When I was a little girl, World War I vets were, if not plentiful, at least somewhat easy to find. On Veterans' Day they would stand outside of stores and sell those little plastic poppies. At that time I had no curiosity about what they had been through, but now that they are virtually all gone, how I wish I'd had the chance to ask them about their experiences! There is no more fascinating war to me than World War I, which seems so immediate and yet so distant. We can still watch footage of it, and yet it is already part of the irretrievable past. In the US we seem to have so little collective interest in this war. Once I went to the local war store (and was already getting funny looks for being the only one without a Y chromosome in there) and I finally had to ask where the World War I section was. While there were large and prominent sections devoted to the Civil War and World War II, and respectable sections on the Revolutionary War, Vietnam, and Korea, yet World War I, the War to End All Wars, merited only half a bookcase off in a corner. In my high school history class, we skipped right over the World War I chapter in our textbooks. When I looked up the World War I monument in Washington, DC on Google, it asked me, "Do you mean World War II monument?" No, I saw the monument when I was in DC and know it exists, yet Google itself thinks nobody would look for it. Why is that?

I have always thought World War I is a far more interesting war to study for precisely the reasons that it seems to be shoved off in a corner by the general populace, the unacknowledged cousin of the war family. Don't get me wrong, I hate war and don't find it glorious at all, which may be part of WWI's lack of appeal for people. What could possibly be less glamorous than trench warfare? Then there is the moral ambiguity: which side was right or wrong? It is easy to oversimplify the Civil War and say the bad guys were the ones who kept other people in bondage, and of course WWII has a fantastic villain to blame everything on... as if WWII didn't arise directly from the ashes of WWI. For this very reason, we have much more to learn from studying the causes of WWI than WWII. The latter could have been prevented if the Treaty of Versailles had not been so harsh; but how would we have prevented the former? And who was the Bad Guy? The US dithered for a long time about joining, and though they do not tell you this in history class, part of our indecision was which side to join.
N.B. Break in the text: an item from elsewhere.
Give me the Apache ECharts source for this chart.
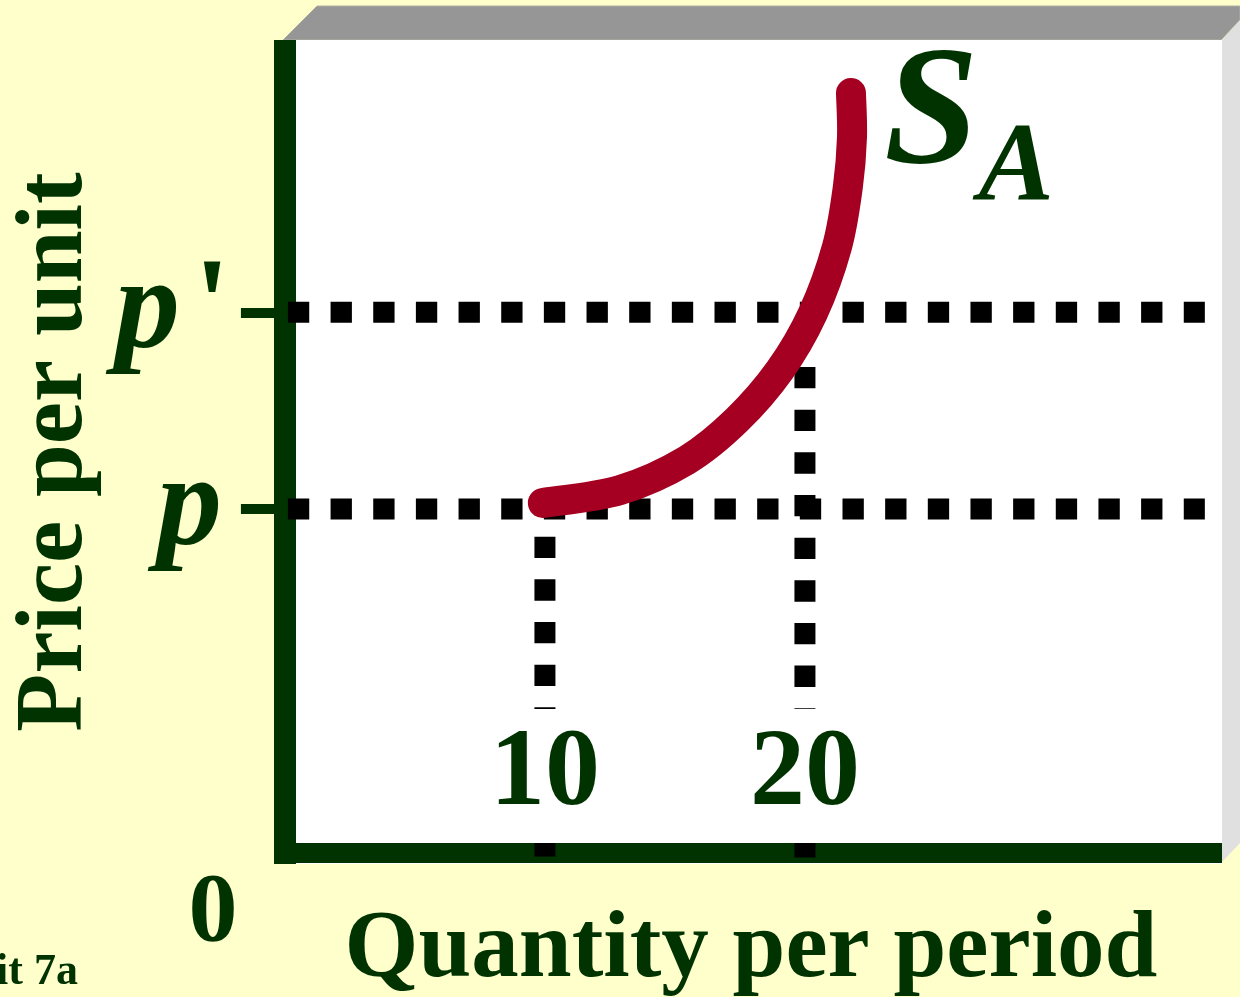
<!DOCTYPE html>
<html>
<head>
<meta charset="utf-8">
<title>Supply curve S_A</title>
<script src="https://cdn.jsdelivr.net/npm/echarts@6/dist/echarts.min.js"></script>
<style>
  html, body { margin: 0; padding: 0; background: #FFFFCC; }
  #chart { width: 1240px; height: 997px; }
</style>
</head>
<body>
<div id="chart"></div>
<script>
// Quantity values marked on the horizontal axis
const quantityMarks = [10, 20];
// Price levels p and p'
const priceLevels = [42.3, 66.5];
const priceNames = ['p', "p'"];
// Supply curve S_A (quantity, price)
const supplyQty = [9.92, 12.88, 15.46, 17.38, 19.04, 20.31, 21.23, 21.65, 21.81, 21.77];
const supplyPrice = [43.05, 44.65, 48.34, 53.26, 59.41, 66.42, 74.54, 81.92, 88.07, 93.48];
// Where the vertical guides start (price at which each begins) and end
const guideTop = [44.16, 59.78];
const guideBottom = -0.615;
// Horizontal guides span
const hGuideFrom = 0.115;
const hGuideTo = 35.38;

const GREEN = '#003300';
const SERIF = "'Liberation Serif', 'Times New Roman', serif";
const DOT = { color: '#000', width: 21, type: [21.33, 21.33], cap: 'butt' };

const chart = echarts.init(document.getElementById('chart'), null, { renderer: 'canvas' });

const series = [];

// dotted horizontal guides at p and p'
priceLevels.forEach(function (v, i) {
  series.push({
    type: 'line', name: 'guide-' + priceNames[i], silent: true, clip: false,
    symbol: 'none', z: 2, animation: false,
    lineStyle: DOT,
    data: [[hGuideFrom, v], [hGuideTo, v]]
  });
});

// dotted vertical guides at 10 and 20
quantityMarks.forEach(function (q, i) {
  series.push({
    type: 'line', name: 'guide-' + q, silent: true, clip: false,
    symbol: 'none', z: 2, animation: false,
    lineStyle: DOT,
    data: [[q, guideTop[i]], [q, guideBottom]]
  });
});

// quantity labels with white boxes
series.push({
  type: 'scatter', name: 'quantity labels', silent: true, z: 3, animation: false,
  symbolSize: 0,
  itemStyle: { opacity: 1 },
  data: quantityMarks.map(function (q) { return [q, 9.47]; }),
  label: {
    show: true, position: 'inside',
    formatter: function (p) { return String(p.value[0]); },
    backgroundColor: '#ffffff',
    width: 160, height: 134, lineHeight: 134,
    align: 'center', verticalAlign: 'middle',
    color: GREEN, fontFamily: SERIF, fontWeight: 'bold', fontSize: 110, opacity: 1
  }
});

// supply curve: a Catmull-Rom spline through the supply points, labelled S_A at its top end
function renderSupply(params, api) {
  const pts = supplyQty.map(function (q, i) { return api.coord([q, supplyPrice[i]]); });
  const n = pts.length;
  let d = 'M' + pts[0][0] + ' ' + pts[0][1];
  for (let i = 0; i < n - 1; i++) {
    const p0 = pts[Math.max(i - 1, 0)];
    const p1 = pts[i];
    const p2 = pts[i + 1];
    const p3 = pts[Math.min(i + 2, n - 1)];
    const c1x = p1[0] + (p2[0] - p0[0]) / 6, c1y = p1[1] + (p2[1] - p0[1]) / 6;
    const c2x = p2[0] - (p3[0] - p1[0]) / 6, c2y = p2[1] - (p3[1] - p1[1]) / 6;
    d += ' C' + c1x + ' ' + c1y + ' ' + c2x + ' ' + c2y + ' ' + p2[0] + ' ' + p2[1];
  }
  const end = pts[n - 1];
  return {
    type: 'group',
    children: [
      {
        type: 'path',
        shape: { pathData: d },
        style: { fill: null, stroke: '#A50021', lineWidth: 30, lineCap: 'round', lineJoin: 'round' }
      },
      {
        type: 'text',
        style: {
          text: '{s|S}{a|A}',
          x: end[0] + 33, y: end[1] + 25,
          align: 'left', verticalAlign: 'middle',
          rich: {
            s: { fontFamily: SERIF, fontStyle: 'italic', fontWeight: 'bold', fontSize: 170, fill: GREEN, lineHeight: 170, verticalAlign: 'top' },
            a: { fontFamily: SERIF, fontStyle: 'italic', fontWeight: 'bold', fontSize: 113, fill: GREEN, lineHeight: 113, padding: [105, 0, 0, 0] }
          }
        }
      }
    ]
  };
}

series.push({
  type: 'custom', name: 'S_A', silent: true, z: 4, animation: false, clip: false,
  renderItem: renderSupply,
  data: [[supplyQty[0], supplyPrice[0]]]
});

const option = {
  backgroundColor: '#FFFFCC',
  animation: false,
  grid: {
    left: 274, right: 18, top: 40, bottom: 133,
    outerBoundsMode: 'none', containLabel: false,
    show: true, backgroundColor: '#ffffff', borderWidth: 0
  },
  xAxis: {
    type: 'value', min: -0.42, max: 36.04,
    name: 'Quantity per period', nameLocation: 'middle', nameGap: 40,
    nameTextStyle: { color: GREEN, fontFamily: SERIF, fontWeight: 'bold', fontSize: 95, padding: [0, 0, 0, 6] },
    axisLine: { show: true, onZero: true, lineStyle: { color: GREEN, width: 20, cap: 'butt' } },
    axisTick: { show: false },
    axisLabel: { show: false },
    splitLine: { show: false }
  },
  yAxis: {
    type: 'value', min: -1.35, max: 100,
    name: 'Price per unit', nameLocation: 'middle', nameRotate: 90, nameGap: 166,
    nameTextStyle: { color: GREEN, fontFamily: SERIF, fontWeight: 'bold', fontSize: 95 },
    axisLine: { show: true, onZero: true, lineStyle: { color: GREEN, width: 22, cap: 'butt' } },
    axisTick: { show: true, customValues: priceLevels, length: 44, lineStyle: { color: GREEN, width: 10, cap: 'butt' } },
    axisLabel: {
      show: true, customValues: priceLevels, margin: 44,
      formatter: function (v) {
        const i = priceLevels.indexOf(v);
        const name = priceNames[i];
        return name.length > 1 ? '{pl|' + name.charAt(0) + '}{ap|' + name.slice(1) + '}' : '{p|' + name + '}';
      },
      rich: {
        p: { fontFamily: SERIF, fontStyle: 'italic', fontWeight: 'bold', fontSize: 130, color: GREEN, padding: [0, 8, 0, 0] },
        pl: { fontFamily: SERIF, fontStyle: 'italic', fontWeight: 'bold', fontSize: 130, color: GREEN },
        ap: { fontFamily: SERIF, fontStyle: 'normal', fontWeight: 'bold', fontSize: 130, color: GREEN, padding: [0, 0, 0, 14] }
      }
    },
    splitLine: { show: false }
  },
  graphic: [
    // top face of the frame
    { type: 'polygon', z: -1, shape: { points: [[283, 40], [317, 6], [1240, 6], [1240, 20], [1221, 40]] },
      style: { fill: '#969696', stroke: '#b0b0a0', lineWidth: 1 } },
    // right face of the frame
    { type: 'polygon', z: -1, shape: { points: [[1222, 40], [1240, 20], [1240, 843], [1222, 862]] },
      style: { fill: '#E0E0E0' } },
    { type: 'text', z: 5, style: { text: '0', x: 213, y: 915, align: 'center', verticalAlign: 'middle',
      fill: GREEN, font: "bold 98px 'Liberation Serif', 'Times New Roman', serif" } },
    { type: 'text', z: 5, style: { text: 'Exhibit 7a', x: 78, y: 973, align: 'right', verticalAlign: 'middle',
      fill: GREEN, font: "bold 44px 'Liberation Serif', 'Times New Roman', serif" } }
  ],
  series: series
};

chart.setOption(option);
</script>
</body>
</html>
That's right, we almost sided with the Kaiser. Not a fact we wanted to remember 20 years later when Germany was definitely the enemy!

Also, because the US had such late involvement, we lost fewer lives. The War is regarded with much more interest in Europe and Canada. I think it is time we got more interested in it too. It is a very real war - grimy, disgusting, no clear good or bad guys - and it was the first war on such a massive scale. Sometimes I feel it is disingenuous to call WWII by its own name; maybe it should just be WWI, Part 2. It is a sequel. If, God forbid, there is ever a World War III, the circumstances leading up to it will be much more similar to things in 1914 than those in 1937! Which means that if we want to keep WWIII from ever happening, we had better stop skipping over those chapters in the history books.